Cafe comeback: Toronto is rolling out improvements to CafeTo, its outdoor dining program. Mayor Chow announced that restaurants will be fast-tracked for approval, the city will be developing new, easier application forms, and curb-lane patios will be ready by Victoria Day (that’s May 20th for all of ye Yankee milquetoasts that don’t honor the beloved sovereign and mother of the confederation, Queen Victoria.)
An ULEZ of Stockholm’s own: Sweden’s capital city is rolling out a low emission zone in its downtown. Many gas and diesel cars will be banned by late 2024, with only EVs and high emission standard petrol vehicles allowed (plus bikes and feet and whatnot.) Unlike London’s program, there is no toll that a polluting motorist can pay to enter, they’ll just have to take the train.
No free lunch, no free trains: After a decade of operations, it’s time to conclude that Estonia’s free transit program has been a failure. Instead of juicing ridership, transit mode share fell from 40% to 30%, while driving jumped by that same ten percentage points. Interestingly enough, the decline in transit use has been most pronounced among the city’s poorest riders, the users the policy was most intended to help. The money spent on subsidizing fares would probably be better spent instead increasing service in the city’s booming suburbs, where growth in local jobs has meant it’s harder to get to employment on transit than it was a decade earlier.

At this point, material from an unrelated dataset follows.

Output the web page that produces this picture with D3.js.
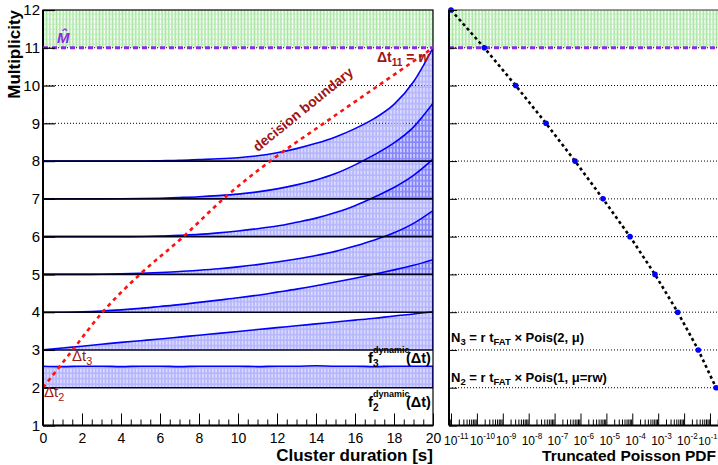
<!DOCTYPE html>
<html><head><meta charset="utf-8">
<script src="https://cdn.jsdelivr.net/npm/d3@7"></script>
<style>
html,body{margin:0;padding:0;background:#fff;}
svg text{font-family:"Liberation Sans",Arial,Helvetica,sans-serif;}
</style></head><body>
<svg id="chart" width="718" height="465"></svg>
<script>
// Cluster duration samples [s]
const durationT = [0,1,2,3,4,5,6,7,8,9,10,11,12,13,14,15,16,17,18,19,20];

// Dynamic fraction f_k(Δt), drawn as a band above multiplicity k
const f2 = [0.57,0.56,0.57,0.57,0.56,0.57,0.57,0.56,0.57,0.57,0.57,0.56,0.57,0.57,0.58,0.57,0.57,0.56,0.57,0.57,0.57];
const f3 = [0,0.05,0.1,0.15,0.2,0.245,0.29,0.34,0.39,0.44,0.49,0.54,0.59,0.64,0.69,0.74,0.79,0.84,0.9,0.95,1.01];
const f4 = [0,0,0.01,0.03,0.06,0.1,0.15,0.2,0.26,0.32,0.38,0.45,0.53,0.61,0.7,0.8,0.9,1.01,1.12,1.24,1.39];
const f5 = [0,0,0,0.005,0.015,0.03,0.05,0.075,0.11,0.15,0.2,0.26,0.33,0.41,0.5,0.61,0.75,0.91,1.1,1.35,1.69];
const f6 = [0,0,0,0,0,0.005,0.015,0.035,0.06,0.1,0.15,0.21,0.28,0.38,0.49,0.64,0.82,1.05,1.3,1.62,2.05];
const f7 = [0,0,0,0,0.002,0.008,0.018,0.035,0.055,0.085,0.125,0.185,0.265,0.37,0.5,0.67,0.9,1.17,1.48,1.9,2.53];
const f8 = [0,0,0,0,0,0,0.01,0.02,0.04,0.06,0.09,0.14,0.22,0.33,0.47,0.64,0.86,1.13,1.5,2.1,3.0];
const bandMult = [2,3,4,5,6,7,8];

// Decision boundary Δt_k for each multiplicity
const boundaryMult = [2,3,4,5,6,7,8,9,10,11];
const boundaryT = [0,1.52,3.05,4.97,7.2,9.25,11.65,14.4,17.2,20];

// Truncated Poisson PDF per multiplicity
const pdfMult = [12,11,10,9,8,7,6,5,4,3,2];
const pdfValue = [1.0e-11,1.93e-10,3.15e-9,4.66e-8,6.14e-7,7.4e-6,8.15e-5,7.5e-4,5.66e-3,3.53e-2,0.171];

// Tick values / labels
const multTicks = [1,2,3,4,5,6,7,8,9,10,11,12];
const durationTicks = [0,2,4,6,8,10,12,14,16,18,20];
const pdfDecades = [-11,-10,-9,-8,-7,-6,-5,-4,-3,-2,-1];
const mHat = 11;

const svg = d3.select("#chart");
const defs = svg.append("defs");

// hatched fills
const pb = defs.append("pattern").attr("id","hBlue").attr("patternUnits","userSpaceOnUse")
  .attr("width",3.3).attr("height",5.5);
pb.append("rect").attr("width",3.3).attr("height",5.5).attr("fill","rgba(40,40,250,0.34)");
pb.append("line").attr("x1",1.6).attr("x2",1.6).attr("y1",0).attr("y2",4)
  .attr("stroke","rgba(255,255,255,0.8)").attr("stroke-width",1);

const pg = defs.append("pattern").attr("id","hGreen").attr("patternUnits","userSpaceOnUse")
  .attr("width",3.3).attr("height",5);
pg.append("rect").attr("width",3.3).attr("height",5).attr("fill","#cdf2c9");
pg.append("line").attr("x1",0.5).attr("x2",0.5).attr("y1",0).attr("y2",5)
  .attr("stroke","#a9e3a3").attr("stroke-width",1);
pg.append("line").attr("x1",2).attr("x2",2).attr("y1",0).attr("y2",3.6)
  .attr("stroke","#ffffff").attr("stroke-width",1);

// scales
const x = d3.scaleLinear().domain([0,20]).range([43,433]);
const y = d3.scaleLinear().domain([1,12]).range([425.5,10]);
const xr = d3.scaleLog().domain([Math.pow(10,-11.077),Math.pow(10,-0.691)]).range([449,718]);

defs.append("clipPath").attr("id","clipL").append("rect")
  .attr("x",43).attr("y",10).attr("width",390).attr("height",415.5);

// ---------- left panel ----------
const L = svg.append("g");
L.append("rect").attr("x",x(0)).attr("y",y(12)).attr("width",x(20)-x(0)).attr("height",y(mHat)-y(12))
  .attr("fill","url(#hGreen)");

// dotted grid
L.selectAll("line.grid").data([9,10,11]).join("line")
  .attr("x1",x(0)).attr("x2",x(20)).attr("y1",d=>y(d)).attr("y2",d=>y(d))
  .attr("stroke","#000").attr("stroke-width",1).attr("stroke-dasharray","1,2");

const bandData = [f2,f3,f4,f5,f6,f7,f8];
const gBands = L.append("g").attr("clip-path","url(#clipL)");
bandMult.forEach((k,i) => {
  const f = bandData[i];
  const pts = durationT.map((t,j)=>[t,k+f[j]]);
  const area = d3.area().x(d=>x(d[0])).y0(y(k)).y1(d=>y(d[1])).curve(d3.curveMonotoneX);
  gBands.append("path").attr("d",area(pts)).attr("fill","url(#hBlue)");
});
// baselines
L.selectAll("line.base").data(bandMult).join("line")
  .attr("x1",x(0)).attr("x2",x(20)).attr("y1",d=>y(d)).attr("y2",d=>y(d))
  .attr("stroke","#000020").attr("stroke-width",1.6);
// band outlines
bandMult.forEach((k,i) => {
  const f = bandData[i];
  const pts = durationT.map((t,j)=>[t,k+f[j]]);
  const ln = d3.line().x(d=>x(d[0])).y(d=>y(d[1])).curve(d3.curveMonotoneX);
  gBands.append("path").attr("d",ln(pts)+`L${x(20)},${y(k)}`)
    .attr("fill","none").attr("stroke","#0000ff").attr("stroke-width",1.6);
});

// decision boundary
const bLine = d3.line().x(d=>x(d[0])).y(d=>y(d[1])).curve(d3.curveMonotoneX);
L.append("path").attr("d",bLine(boundaryT.map((t,i)=>[t,boundaryMult[i]])))
  .attr("fill","none").attr("stroke","#ff1010").attr("stroke-width",2.6).attr("stroke-dasharray","4,4");

// M-hat line
svg.append("line").attr("x1",x(0)).attr("x2",x(20)).attr("y1",y(mHat)).attr("y2",y(mHat))
  .attr("stroke","#8a2be2").attr("stroke-width",3).attr("stroke-dasharray","5,4");

// frame
L.append("rect").attr("x",x(0)).attr("y",y(12)).attr("width",x(20)-x(0)).attr("height",y(1)-y(12))
  .attr("fill","none").attr("stroke","#000").attr("stroke-width",1.2);
L.append("line").attr("x1",x(0)).attr("x2",x(0)).attr("y1",y(12)).attr("y2",y(1)).attr("stroke","#000").attr("stroke-width",2);
L.append("line").attr("x1",x(0)).attr("x2",x(20)).attr("y1",y(1)).attr("y2",y(1)).attr("stroke","#000").attr("stroke-width",2);

// axes
const axL = svg.append("g").attr("transform",`translate(${x(0)},0)`)
  .call(d3.axisLeft(y).tickValues(multTicks).tickSize(-12).tickPadding(3).tickFormat(d3.format("d")));
axL.select(".domain").remove();
axL.selectAll("text").attr("font-size",15).attr("font-family","Liberation Sans, Arial, sans-serif");
axL.selectAll("line").attr("stroke-width",1.2);

const axB = svg.append("g").attr("transform",`translate(0,${y(1)})`)
  .call(d3.axisBottom(x).tickValues(durationTicks).tickSize(-12).tickPadding(8).tickFormat(d3.format("d")));
axB.select(".domain").remove();
axB.selectAll("text").attr("font-size",14).attr("font-family","Liberation Sans, Arial, sans-serif");
const minorT = d3.range(0,20.01,0.5).filter(v=>v%2!==0);
svg.append("g").attr("transform",`translate(0,${y(1)})`)
  .call(d3.axisBottom(x).tickValues(minorT).tickSize(-6).tickFormat(""))
  .select(".domain").remove();

svg.append("text").attr("transform",`translate(20,${y(12)}) rotate(-90)`)
  .attr("text-anchor","end").attr("font-weight","bold").attr("font-size",17).text("Multiplicity");
svg.append("text").attr("x",x(20)).attr("y",461).attr("text-anchor","end")
  .attr("font-weight","bold").attr("font-size",17).text("Cluster duration [s]");

// annotations
const red = "#a01414";
function sub(sel, x0, y0, main, s, size, weight){
  const t = sel.append("text").attr("x",x0).attr("y",y0).attr("fill",red).attr("font-size",size)
    .attr("font-weight",weight||"normal");
  t.append("tspan").text(main);
  t.append("tspan").attr("font-size",size*0.72).attr("dy",4).text(s);
  return t;
}
sub(svg,44,397,"Δt","2",15);
sub(svg,72,361,"Δt","3",15);
const t11 = sub(svg,377,62,"Δt","11",14,"bold");
t11.append("tspan").attr("dy",-4).text(" = ");
t11.append("tspan").attr("font-style","italic").text("w");
svg.append("text").attr("transform","translate(306,113) rotate(-39)").attr("text-anchor","middle")
  .attr("fill",red).attr("font-size",14).attr("font-weight","bold").text("decision boundary");
svg.append("text").attr("x",57).attr("y",43).attr("fill","#8a2be2").attr("font-size",15)
  .attr("font-weight","bold").attr("font-style","italic").text("M\u0302");

function fLabel(x0,y0,k){
  const g = svg.append("g").attr("font-weight","bold");
  g.append("text").attr("x",x0).attr("y",y0).attr("font-size",15).text("f");
  g.append("text").attr("x",x0+5).attr("y",y0+4).attr("font-size",10).text(k);
  g.append("text").attr("x",x0+5).attr("y",y0-10).attr("font-size",9).text("dynamic");
  g.append("text").attr("x",x0+38).attr("y",y0).attr("font-size",14.5).text("(Δt)");
}
fLabel(368,363,"3");
fLabel(368,407,"2");

// ---------- right panel ----------
const R = svg.append("g");
R.append("rect").attr("x",449).attr("y",y(12)).attr("width",718-449).attr("height",y(mHat)-y(12))
  .attr("fill","url(#hGreen)");
R.selectAll("line.grid").data([2,3,4,5,6,7,8,9,10,11]).join("line")
  .attr("x1",449).attr("x2",718).attr("y1",d=>y(d)).attr("y2",d=>y(d))
  .attr("stroke","#000").attr("stroke-width",1).attr("stroke-dasharray","1,2");
R.append("line").attr("x1",449).attr("x2",718).attr("y1",y(mHat)).attr("y2",y(mHat))
  .attr("stroke","#8a2be2").attr("stroke-width",3).attr("stroke-dasharray","5,4");

const pdfPts = pdfMult.map((m,i)=>[pdfValue[i],m]);
R.append("path").attr("d",d3.line().x(d=>xr(d[0])).y(d=>y(d[1]))(pdfPts))
  .attr("fill","none").attr("stroke","#000").attr("stroke-width",2.6).attr("stroke-dasharray","3,3");
R.selectAll("circle").data(pdfPts).join("circle")
  .attr("cx",d=>xr(d[0])).attr("cy",d=>y(d[1])).attr("r",2.8).attr("fill","#0000ff");

// frame
R.append("line").attr("x1",449).attr("x2",718).attr("y1",y(12)).attr("y2",y(12)).attr("stroke","#333").attr("stroke-width",1.2);
R.append("line").attr("x1",449).attr("x2",449).attr("y1",y(12)).attr("y2",y(1)).attr("stroke","#000").attr("stroke-width",2);
R.append("line").attr("x1",449).attr("x2",718).attr("y1",y(1)).attr("y2",y(1)).attr("stroke","#000").attr("stroke-width",2);

const axRL = svg.append("g").attr("transform","translate(449,0)")
  .call(d3.axisLeft(y).tickValues(multTicks).tickSize(-8).tickFormat(""));
axRL.select(".domain").remove();

const majorVals = pdfDecades.map(e=>Math.pow(10,e));
const minorVals = [];
pdfDecades.concat([-12,0]).forEach(e=>{ for (let k=2;k<=9;k++){ const v=k*Math.pow(10,e); if(v>=xr.domain()[0]&&v<=xr.domain()[1]) minorVals.push(v);} });
svg.append("g").attr("transform",`translate(0,${y(1)})`)
  .call(d3.axisBottom(xr).tickValues(majorVals).tickSize(-12).tickFormat(""))
  .select(".domain").remove();
svg.append("g").attr("transform",`translate(0,${y(1)})`)
  .call(d3.axisBottom(xr).tickValues(minorVals).tickSize(-6).tickFormat(""))
  .select(".domain").remove();
// decade labels: the "10" sits centred on its tick, exponent to the right
const lab = svg.append("g");
pdfDecades.forEach((e,i)=>{
  const last = i === pdfDecades.length-1;
  const fs = last ? 11.2 : 12;
  const t = lab.append("text").attr("x",xr(Math.pow(10,e))-7).attr("y",445).attr("text-anchor","start").attr("font-size",fs);
  t.append("tspan").text("10");
  t.append("tspan").attr("font-size",fs*0.68).attr("dy",-6).text("-"+Math.abs(e));
  // keep the last label inside the canvas
  const bb = t.node().getBBox();
  if (bb.x + bb.width > 717.5) t.attr("x", +t.attr("x") - (bb.x + bb.width - 717.5));
});
svg.append("text").attr("x",716).attr("y",461).attr("text-anchor","end")
  .attr("font-weight","bold").attr("font-size",15.5).text("Truncated Poisson PDF");

function nLabel(y0, k, rest){
  const t = svg.append("text").attr("x",451).attr("y",y0).attr("font-weight","bold").attr("font-size",13);
  t.append("tspan").text("N");
  t.append("tspan").attr("font-size",9.5).attr("dy",3).text(k);
  t.append("tspan").attr("dy",-3).text(" = r t");
  t.append("tspan").attr("font-size",9.5).attr("dy",3).text("FAT");
  t.append("tspan").attr("dy",-3).text(" \u00d7 " + rest);
}
nLabel(342,"3","Pois(2, \u03bc)");
nLabel(382,"2","Pois(1, \u03bc=rw)");
</script>
</body></html>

A few good links: CA Gov. Newsom signs much-needed bill permitting automated speed cameras. Midwestern grocer Hy-Vee begins piloting automated micro-fulfillment centers to improve its online delivery orders. Great CityLab panel on the power of the humble bus. Amazon is integrating its drone-based delivery service into more of its operations. Weigh in on LA County’s new bike master plan. Lagos’ new metro line begins full service. (See it in action.) Over half of the tracks in Boston’s new Green Line service was laid at the wrong width and will need to be redone — any word from the prime contractor? Meet an adorable three wheeled ice cream moped (why didn’t this make it into the cargo bike report?!)